With this foundation, we’re ready for Part 2: Diffusion Policy. We’ll see how diffusion models elegantly solve the multimodality problem and why “generating actions like generating images” is such a powerful idea.
Classical robotics works when we can write down the dynamics — factory floors, not kitchens. RL learns without explicit models but demands millions of trials and carefully designed rewards, making it impractical for real robots learning contact-rich manipulation.
Imitation learning sidesteps these issues by learning directly from demonstrations, but faces two challenges: distribution shift (errors compound as the robot visits unfamiliar states) and multimodality (averaging over multiple valid strategies produces invalid actions).

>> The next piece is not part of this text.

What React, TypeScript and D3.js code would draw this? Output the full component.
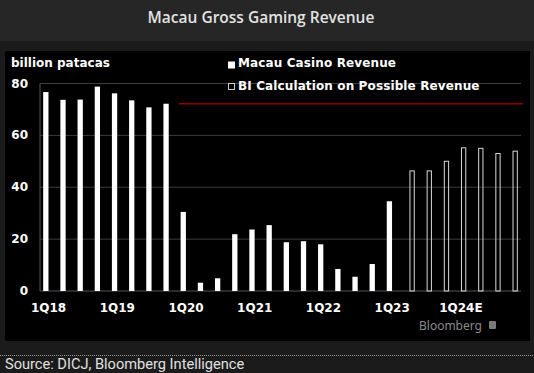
import React, { useEffect, useRef } from "react";
import * as d3 from "d3";

// quarterly data, billion patacas
const quarters = [
  "1Q18", "2Q18", "3Q18", "4Q18",
  "1Q19", "2Q19", "3Q19", "4Q19",
  "1Q20", "2Q20", "3Q20", "4Q20",
  "1Q21", "2Q21", "3Q21", "4Q21",
  "1Q22", "2Q22", "3Q22", "4Q22",
  "1Q23", "2Q23", "3Q23", "4Q23",
  "1Q24", "2Q24", "3Q24", "4Q24",
];
const casinoRevenue = [
  76.7, 73.7, 73.8, 78.8,
  76.2, 73.5, 70.8, 72.2,
  30.5, 3.2, 4.9, 21.9,
  23.7, 25.4, 18.8, 19.2,
  18.0, 8.5, 5.5, 10.4,
  34.6, null, null, null,
  null, null, null, null,
];
const biEstimate = [
  null, null, null, null,
  null, null, null, null,
  null, null, null, null,
  null, null, null, null,
  null, null, null, null,
  null, 46.5, 46.5, 50.2,
  55.4, 55.2, 53.2, 54.1,
];
const xTickQuarters = ["1Q18", "1Q19", "1Q20", "1Q21", "1Q22", "1Q23", "1Q24"];
const xTickLabels = ["1Q18", "1Q19", "1Q20", "1Q21", "1Q22", "1Q23", "1Q24E"];
const yTicks = [0, 20, 40, 60, 80];
const refLevel = 72.2; // 4Q19 level
const refStart = "1Q20";

const W = 534;
const H = 373;
const bold = "'DejaVu Sans', sans-serif";

const MacauChart = ({
  width = W,
  height = H,
  marginTop = 83.5,
  marginRight = 13,
  marginBottom = 82,
  marginLeft = 40,
}) => {
  const svgRef = useRef(null);

  useEffect(() => {
    const svg = d3.select(svgRef.current);
    svg.selectAll("*").remove();

    // backgrounds
    svg.append("rect").attr("width", width).attr("height", height).attr("fill", "#1b1b1b");
    svg.append("rect").attr("width", width).attr("height", 41).attr("fill", "#262626");
    svg.append("rect").attr("x", 5).attr("y", 51).attr("width", 525).attr("height", 290).attr("fill", "#000");

    svg
      .append("text")
      .attr("x", 261)
      .attr("y", 23)
      .attr("text-anchor", "middle")
      .style("font-family", "'Open Sans', sans-serif")
      .style("font-weight", 600)
      .style("font-size", "15.5px")
      .style("fill", "#e2e2e2")
      .text("Macau Gross Gaming Revenue");

    const x = d3
      .scaleBand()
      .domain(quarters)
      .range([marginLeft, width - marginRight]);

    const y = d3
      .scaleLinear()
      .domain([0, 80])
      .range([height - marginBottom, marginTop]);

    const sub = d3
      .scaleBand()
      .domain(["actual", "estimate"])
      .range([-5.4, 5.4])
      .paddingInner(0.04);

    // grid
    svg
      .append("g")
      .selectAll("line")
      .data(yTicks.filter((d) => d > 0))
      .enter()
      .append("line")
      .attr("x1", marginLeft)
      .attr("x2", width - marginRight)
      .attr("y1", (d) => y(d))
      .attr("y2", (d) => y(d))
      .attr("stroke", "#3d3d3d")
      .attr("stroke-width", 1);

    // axes lines
    svg
      .append("line")
      .attr("x1", marginLeft)
      .attr("x2", marginLeft)
      .attr("y1", y(80))
      .attr("y2", y(0))
      .attr("stroke", "#555");
    svg
      .append("line")
      .attr("x1", marginLeft)
      .attr("x2", width - marginRight)
      .attr("y1", y(0))
      .attr("y2", y(0))
      .attr("stroke", "#555");

    // y labels
    svg
      .append("g")
      .selectAll("text")
      .data(yTicks)
      .enter()
      .append("text")
      .attr("x", 28)
      .attr("y", (d) => y(d) + 4)
      .attr("text-anchor", "end")
      .style("font-family", bold)
      .style("font-weight", "bold")
      .style("font-size", "12px")
      .style("fill", "#fff")
      .text((d) => d);

    svg
      .append("text")
      .attr("x", 11)
      .attr("y", 66.5)
      .style("font-family", bold)
      .style("font-weight", "bold")
      .style("font-size", "12px")
      .style("fill", "#fff")
      .text("billion patacas");

    // x labels
    svg
      .append("g")
      .selectAll("text")
      .data(xTickQuarters)
      .enter()
      .append("text")
      .attr("x", (d) => x(d) + x.bandwidth() / 2)
      .attr("y", 311.5)
      .attr("text-anchor", "middle")
      .style("font-family", bold)
      .style("font-weight", "bold")
      .style("font-size", "12px")
      .style("fill", "#fff")
      .text((d, i) => xTickLabels[i]);

    // reference line
    svg
      .append("line")
      .attr("x1", x(refStart) + 1.5)
      .attr("x2", width - marginRight + 2)
      .attr("y1", y(refLevel))
      .attr("y2", y(refLevel))
      .attr("stroke", "#8e0000")
      .attr("stroke-width", 1.3);

    // actual bars
    const actual = quarters
      .map((q, i) => ({ q, v: casinoRevenue[i] }))
      .filter((d) => d.v != null);
    svg
      .append("g")
      .selectAll("rect")
      .data(actual)
      .enter()
      .append("rect")
      .attr("x", (d) => x(d.q) + x.bandwidth() / 2 + sub("actual"))
      .attr("width", sub.bandwidth())
      .attr("y", (d) => y(d.v))
      .attr("height", (d) => y(0) - y(d.v))
      .attr("fill", "#fff");

    // estimate bars (outlined)
    const est = quarters
      .map((q, i) => ({ q, v: biEstimate[i] }))
      .filter((d) => d.v != null);
    svg
      .append("g")
      .selectAll("rect")
      .data(est)
      .enter()
      .append("rect")
      .attr("x", (d) => x(d.q) + x.bandwidth() / 2 + sub("estimate") + 0.5)
      .attr("width", sub.bandwidth() - 1)
      .attr("y", (d) => y(d.v) + 0.5)
      .attr("height", (d) => y(0) - y(d.v) - 0.5)
      .attr("fill", "none")
      .attr("stroke", "#d8d8d8")
      .attr("stroke-width", 1);

    // legend
    const legend = svg.append("g").attr("transform", "translate(228,0)");
    legend.append("rect").attr("x", 0).attr("y", 61.5).attr("width", 7).attr("height", 7).attr("fill", "#fff");
    legend
      .append("rect")
      .attr("x", 0.5)
      .attr("y", 83.5)
      .attr("width", 6)
      .attr("height", 6)
      .attr("fill", "#000")
      .attr("stroke", "#ccc");
    legend
      .selectAll("text.lg")
      .data(["Macau Casino Revenue", "BI Calculation on Possible Revenue"])
      .enter()
      .append("text")
      .attr("x", 10)
      .attr("y", (d, i) => 67 + i * 23)
      .style("font-family", bold)
      .style("font-weight", "bold")
      .style("font-size", "12px")
      .style("letter-spacing", "0.12px")
      .style("fill", "#fff")
      .text((d) => d);

    // watermark
    svg
      .append("text")
      .attr("x", 482)
      .attr("y", 330)
      .attr("text-anchor", "end")
      .style("font-family", "'Noto Sans', sans-serif")
      .style("font-size", "12px")
      .style("fill", "#8a8a8a")
      .text("Bloomberg");
    svg.append("rect").attr("x", 489).attr("y", 321).attr("width", 7).attr("height", 8).attr("rx", 1).attr("fill", "#7a7a7a");

    // footer
    svg
      .append("line")
      .attr("x1", 0)
      .attr("x2", width)
      .attr("y1", 355.5)
      .attr("y2", 355.5)
      .attr("stroke", "#9a9a9a")
      .attr("stroke-dasharray", "1,1");
    svg
      .append("text")
      .attr("x", 5)
      .attr("y", 368.5)
      .style("font-family", "Roboto, sans-serif")
      .style("font-size", "14.6px")
      .style("fill", "#e0e0e0")
      .text("Source: DICJ, Bloomberg Intelligence");
  }, [width, height, marginTop, marginRight, marginBottom, marginLeft]);

  return <svg width={width} height={height} ref={svgRef} style={{ display: "block" }}></svg>;
};

export default function App() {
  return (
    <div style={{ position: "absolute", left: 0, top: 0 }}>
      <MacauChart />
    </div>
  );
}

The key insight: we need policy representations expressive enough to capture distributions over actions, not just point predictions. Diffusion models provide exactly this — which is why Diffusion Policy has become the foundation of modern robot learning. In Part 2, we’ll see precisely how.
References
[1] Capuano, F., Pascal, C., Zouitine, A., Wolf, T., & Aractingi, M. “Robot Learning: A Tutorial.” arXiv:2510.12403, 2025.
[2] Mnih, V., et al. “Human-level control through deep reinforcement learning.” Nature, 2015.
[3] Silver, D., et al. “Mastering the game of Go with deep neural networks and tree search.” Nature, 2016.
[4] Hadfield-Menell, D., et al. “The Off-Switch Game.” IJCAI, 2017. (On reward misspecification)
[5] Zhao, W., et al. “Sim-to-Real Transfer in Deep Reinforcement Learning for Robotics: A Survey.” arXiv, 2020.
[6] Schulman, J., et al. “Proximal Policy Optimization Algorithms.” arXiv, 2017.
[7] Ross, S., Gordon, G., & Bagnell, J. A. “A Reduction of Imitation Learning and Structured Prediction to No-Regret Online Learning.” AISTATS, 2011. (DAgger paper)
[8] Zhao, T., et al. “Learning Fine-Grained Bimanual Manipulation with Low-Cost Hardware.” RSS, 2023. (ACT paper)
[9] Chi, C., et al. “Diffusion Policy: Visuomotor Policy Learning via Action Diffusion.” RSS, 2023.
[10] Black, K., et al. “π₀: A Vision-Language-Action Flow Model for General Robot Control.” arXiv, 2024.
[11] Irpan, A. “Deep Reinforcement Learning Doesn’t Work Yet.” Blog post, 2018.
[12] Codevilla, F., et al. “Exploring the Limitations of Behavior Cloning for Autonomous Driving.” ICCV, 2019.